**WHAT TO DO:** Return the material below in full and exactly.

**DATA BLOCK:**
━━━━
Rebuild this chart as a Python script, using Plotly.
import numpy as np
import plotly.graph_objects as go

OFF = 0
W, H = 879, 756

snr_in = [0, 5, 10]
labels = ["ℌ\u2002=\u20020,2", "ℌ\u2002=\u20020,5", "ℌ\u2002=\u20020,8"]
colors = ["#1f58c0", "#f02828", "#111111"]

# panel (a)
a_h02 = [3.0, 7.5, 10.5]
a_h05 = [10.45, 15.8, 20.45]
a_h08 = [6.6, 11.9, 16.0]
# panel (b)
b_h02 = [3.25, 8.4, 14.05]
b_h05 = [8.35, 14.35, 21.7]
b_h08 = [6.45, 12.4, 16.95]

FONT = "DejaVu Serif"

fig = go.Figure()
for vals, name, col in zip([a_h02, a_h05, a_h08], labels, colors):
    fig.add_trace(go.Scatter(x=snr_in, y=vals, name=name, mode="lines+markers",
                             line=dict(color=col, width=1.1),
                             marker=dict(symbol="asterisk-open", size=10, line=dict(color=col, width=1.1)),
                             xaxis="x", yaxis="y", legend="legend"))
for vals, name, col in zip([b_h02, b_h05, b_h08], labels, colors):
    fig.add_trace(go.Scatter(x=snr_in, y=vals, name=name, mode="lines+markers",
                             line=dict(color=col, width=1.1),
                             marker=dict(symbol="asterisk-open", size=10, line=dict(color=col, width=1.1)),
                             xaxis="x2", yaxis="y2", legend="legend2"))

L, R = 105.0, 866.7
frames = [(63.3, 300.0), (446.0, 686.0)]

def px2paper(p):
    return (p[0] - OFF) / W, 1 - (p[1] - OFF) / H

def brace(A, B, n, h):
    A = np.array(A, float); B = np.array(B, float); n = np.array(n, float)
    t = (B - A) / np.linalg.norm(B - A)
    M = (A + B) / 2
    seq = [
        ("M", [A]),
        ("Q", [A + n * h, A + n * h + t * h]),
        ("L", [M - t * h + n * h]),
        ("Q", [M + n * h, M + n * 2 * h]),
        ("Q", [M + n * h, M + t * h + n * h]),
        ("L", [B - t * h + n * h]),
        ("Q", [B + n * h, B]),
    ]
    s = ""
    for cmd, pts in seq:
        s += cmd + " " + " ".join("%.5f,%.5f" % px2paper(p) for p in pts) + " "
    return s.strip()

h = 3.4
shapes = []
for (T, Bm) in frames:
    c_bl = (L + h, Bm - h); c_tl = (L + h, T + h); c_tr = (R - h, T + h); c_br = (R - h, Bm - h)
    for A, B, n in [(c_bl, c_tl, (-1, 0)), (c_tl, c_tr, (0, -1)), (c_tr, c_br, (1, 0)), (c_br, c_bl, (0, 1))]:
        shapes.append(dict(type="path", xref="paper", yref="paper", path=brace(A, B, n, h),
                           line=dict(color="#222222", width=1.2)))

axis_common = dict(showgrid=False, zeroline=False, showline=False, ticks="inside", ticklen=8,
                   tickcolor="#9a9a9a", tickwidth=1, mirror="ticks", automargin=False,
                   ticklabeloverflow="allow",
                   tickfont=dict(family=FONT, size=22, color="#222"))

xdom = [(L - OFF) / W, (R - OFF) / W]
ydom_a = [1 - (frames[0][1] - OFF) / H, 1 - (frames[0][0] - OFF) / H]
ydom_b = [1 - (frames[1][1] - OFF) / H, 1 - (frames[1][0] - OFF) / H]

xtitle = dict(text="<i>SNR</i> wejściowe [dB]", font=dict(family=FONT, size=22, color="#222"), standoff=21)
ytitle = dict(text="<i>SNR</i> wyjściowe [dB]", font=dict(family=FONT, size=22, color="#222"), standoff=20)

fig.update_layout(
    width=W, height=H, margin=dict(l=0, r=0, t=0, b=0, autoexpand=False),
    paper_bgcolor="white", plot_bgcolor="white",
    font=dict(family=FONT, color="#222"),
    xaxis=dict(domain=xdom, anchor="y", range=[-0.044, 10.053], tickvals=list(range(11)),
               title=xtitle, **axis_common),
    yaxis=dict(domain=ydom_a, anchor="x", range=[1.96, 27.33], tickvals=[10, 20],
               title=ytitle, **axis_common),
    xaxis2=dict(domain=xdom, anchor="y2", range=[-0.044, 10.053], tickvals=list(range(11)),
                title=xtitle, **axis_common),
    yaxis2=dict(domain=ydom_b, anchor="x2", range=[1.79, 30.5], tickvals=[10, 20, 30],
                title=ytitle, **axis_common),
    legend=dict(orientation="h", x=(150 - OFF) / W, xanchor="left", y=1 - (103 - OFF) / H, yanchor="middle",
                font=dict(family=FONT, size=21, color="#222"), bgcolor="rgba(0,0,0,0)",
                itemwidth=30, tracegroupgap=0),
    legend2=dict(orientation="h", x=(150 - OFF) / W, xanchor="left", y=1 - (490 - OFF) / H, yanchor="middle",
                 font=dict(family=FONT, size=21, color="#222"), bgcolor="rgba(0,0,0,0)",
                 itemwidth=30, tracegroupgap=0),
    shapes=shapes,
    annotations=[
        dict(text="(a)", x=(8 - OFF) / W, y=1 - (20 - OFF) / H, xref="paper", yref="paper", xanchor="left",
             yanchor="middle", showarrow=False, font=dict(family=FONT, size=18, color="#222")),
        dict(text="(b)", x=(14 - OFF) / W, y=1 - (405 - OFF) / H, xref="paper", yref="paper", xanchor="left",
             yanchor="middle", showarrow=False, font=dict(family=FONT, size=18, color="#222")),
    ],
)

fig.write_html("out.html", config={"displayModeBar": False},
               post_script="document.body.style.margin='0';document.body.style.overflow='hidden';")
━━━━
**THE RESULT:**
Rebuild this chart as a Python script, using Plotly.
import numpy as np
import plotly.graph_objects as go

OFF = 0
W, H = 879, 756

snr_in = [0, 5, 10]
labels = ["ℌ\u2002=\u20020,2", "ℌ\u2002=\u20020,5", "ℌ\u2002=\u20020,8"]
colors = ["#1f58c0", "#f02828", "#111111"]

# panel (a)
a_h02 = [3.0, 7.5, 10.5]
a_h05 = [10.45, 15.8, 20.45]
a_h08 = [6.6, 11.9, 16.0]
# panel (b)
b_h02 = [3.25, 8.4, 14.05]
b_h05 = [8.35, 14.35, 21.7]
b_h08 = [6.45, 12.4, 16.95]

FONT = "DejaVu Serif"

fig = go.Figure()
for vals, name, col in zip([a_h02, a_h05, a_h08], labels, colors):
    fig.add_trace(go.Scatter(x=snr_in, y=vals, name=name, mode="lines+markers",
                             line=dict(color=col, width=1.1),
                             marker=dict(symbol="asterisk-open", size=10, line=dict(color=col, width=1.1)),
                             xaxis="x", yaxis="y", legend="legend"))
for vals, name, col in zip([b_h02, b_h05, b_h08], labels, colors):
    fig.add_trace(go.Scatter(x=snr_in, y=vals, name=name, mode="lines+markers",
                             line=dict(color=col, width=1.1),
                             marker=dict(symbol="asterisk-open", size=10, line=dict(color=col, width=1.1)),
                             xaxis="x2", yaxis="y2", legend="legend2"))

L, R = 105.0, 866.7
frames = [(63.3, 300.0), (446.0, 686.0)]

def px2paper(p):
    return (p[0] - OFF) / W, 1 - (p[1] - OFF) / H

def brace(A, B, n, h):
    A = np.array(A, float); B = np.array(B, float); n = np.array(n, float)
    t = (B - A) / np.linalg.norm(B - A)
    M = (A + B) / 2
    seq = [
        ("M", [A]),
        ("Q", [A + n * h, A + n * h + t * h]),
        ("L", [M - t * h + n * h]),
        ("Q", [M + n * h, M + n * 2 * h]),
        ("Q", [M + n * h, M + t * h + n * h]),
        ("L", [B - t * h + n * h]),
        ("Q", [B + n * h, B]),
    ]
    s = ""
    for cmd, pts in seq:
        s += cmd + " " + " ".join("%.5f,%.5f" % px2paper(p) for p in pts) + " "
    return s.strip()

h = 3.4
shapes = []
for (T, Bm) in frames:
    c_bl = (L + h, Bm - h); c_tl = (L + h, T + h); c_tr = (R - h, T + h); c_br = (R - h, Bm - h)
    for A, B, n in [(c_bl, c_tl, (-1, 0)), (c_tl, c_tr, (0, -1)), (c_tr, c_br, (1, 0)), (c_br, c_bl, (0, 1))]:
        shapes.append(dict(type="path", xref="paper", yref="paper", path=brace(A, B, n, h),
                           line=dict(color="#222222", width=1.2)))

axis_common = dict(showgrid=False, zeroline=False, showline=False, ticks="inside", ticklen=8,
                   tickcolor="#9a9a9a", tickwidth=1, mirror="ticks", automargin=False,
                   ticklabeloverflow="allow",
                   tickfont=dict(family=FONT, size=22, color="#222"))

xdom = [(L - OFF) / W, (R - OFF) / W]
ydom_a = [1 - (frames[0][1] - OFF) / H, 1 - (frames[0][0] - OFF) / H]
ydom_b = [1 - (frames[1][1] - OFF) / H, 1 - (frames[1][0] - OFF) / H]

xtitle = dict(text="<i>SNR</i> wejściowe [dB]", font=dict(family=FONT, size=22, color="#222"), standoff=21)
ytitle = dict(text="<i>SNR</i> wyjściowe [dB]", font=dict(family=FONT, size=22, color="#222"), standoff=20)

fig.update_layout(
    width=W, height=H, margin=dict(l=0, r=0, t=0, b=0, autoexpand=False),
    paper_bgcolor="white", plot_bgcolor="white",
    font=dict(family=FONT, color="#222"),
    xaxis=dict(domain=xdom, anchor="y", range=[-0.044, 10.053], tickvals=list(range(11)),
               title=xtitle, **axis_common),
    yaxis=dict(domain=ydom_a, anchor="x", range=[1.96, 27.33], tickvals=[10, 20],
               title=ytitle, **axis_common),
    xaxis2=dict(domain=xdom, anchor="y2", range=[-0.044, 10.053], tickvals=list(range(11)),
                title=xtitle, **axis_common),
    yaxis2=dict(domain=ydom_b, anchor="x2", range=[1.79, 30.5], tickvals=[10, 20, 30],
                title=ytitle, **axis_common),
    legend=dict(orientation="h", x=(150 - OFF) / W, xanchor="left", y=1 - (103 - OFF) / H, yanchor="middle",
                font=dict(family=FONT, size=21, color="#222"), bgcolor="rgba(0,0,0,0)",
                itemwidth=30, tracegroupgap=0),
    legend2=dict(orientation="h", x=(150 - OFF) / W, xanchor="left", y=1 - (490 - OFF) / H, yanchor="middle",
                 font=dict(family=FONT, size=21, color="#222"), bgcolor="rgba(0,0,0,0)",
                 itemwidth=30, tracegroupgap=0),
    shapes=shapes,
    annotations=[
        dict(text="(a)", x=(8 - OFF) / W, y=1 - (20 - OFF) / H, xref="paper", yref="paper", xanchor="left",
             yanchor="middle", showarrow=False, font=dict(family=FONT, size=18, color="#222")),
        dict(text="(b)", x=(14 - OFF) / W, y=1 - (405 - OFF) / H, xref="paper", yref="paper", xanchor="left",
             yanchor="middle", showarrow=False, font=dict(family=FONT, size=18, color="#222")),
    ],
)

fig.write_html("out.html", config={"displayModeBar": False},
               post_script="document.body.style.margin='0';document.body.style.overflow='hidden';")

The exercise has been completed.